Bognor Regis Pier is a pier located in the seaside resort of Bognor Regis, West Sussex. The pier opened on 5 May 1865 to the design of Sir Charles Fox and J. W. Wilson. Initially constructed with a length of 1000 ft (305m), it now stands at 350 ft (107m). The pier is Grade II listed.

The pier continued to be developed after opening. A small bandstand was added in 1880, followed by a seaward end pavilion which opened on July 9, 1900. A small landing stage was added in 1903, to allow paddle steamers to dock.

During World War II the pier became a Royal Navy observation station, named HMS St Barbara.

Storm damage in 1964 and 1965 caused the pavilion to sink into the sea. The following decade, after two fires in three months, the pier was closed in December 1974.

In 1989, Bognor Regis Pier was awarded a Grade II listing status by English Heritage.

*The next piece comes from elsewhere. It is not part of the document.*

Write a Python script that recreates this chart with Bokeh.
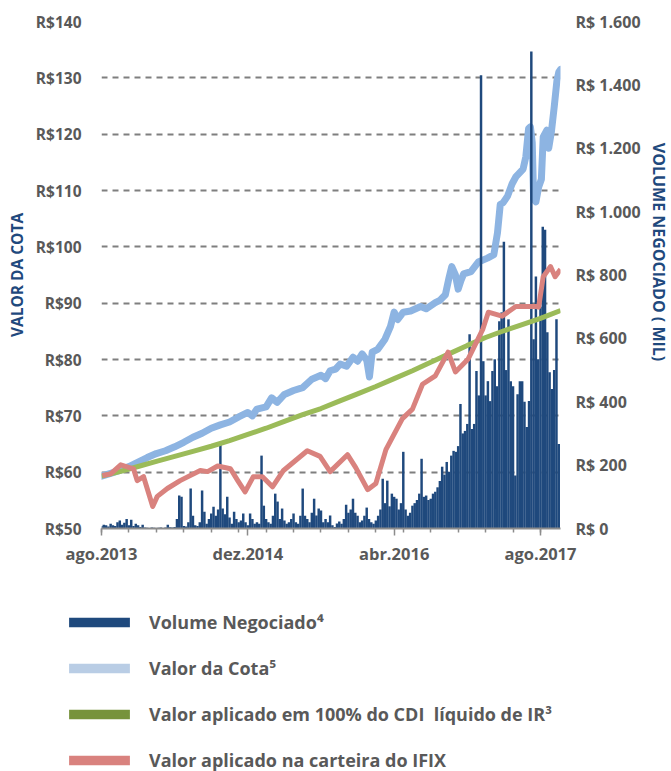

Despite this, the condition of the pier continued to decline, and in 1994 an application was made to demolish the structure's remaining seaward end.

The International Bognor Birdman is an annual competition for human-powered 'flying' machines held each summer in Bognor Regis. Contestants launch themselves from the end of the pier, a prize being awarded to the one who glides the furthest distance. Rarely taken completely seriously, the event provides competitors with an opportunity to construct improbable machines complete with outlandish dress. The spectacle draws a sizeable crowd in addition to the local media. Inaugurated in nearby Selsey in 1971, the Birdman transferred to Bognor in 1978 when it had outgrown its original location. Competitors have included Richard Branson.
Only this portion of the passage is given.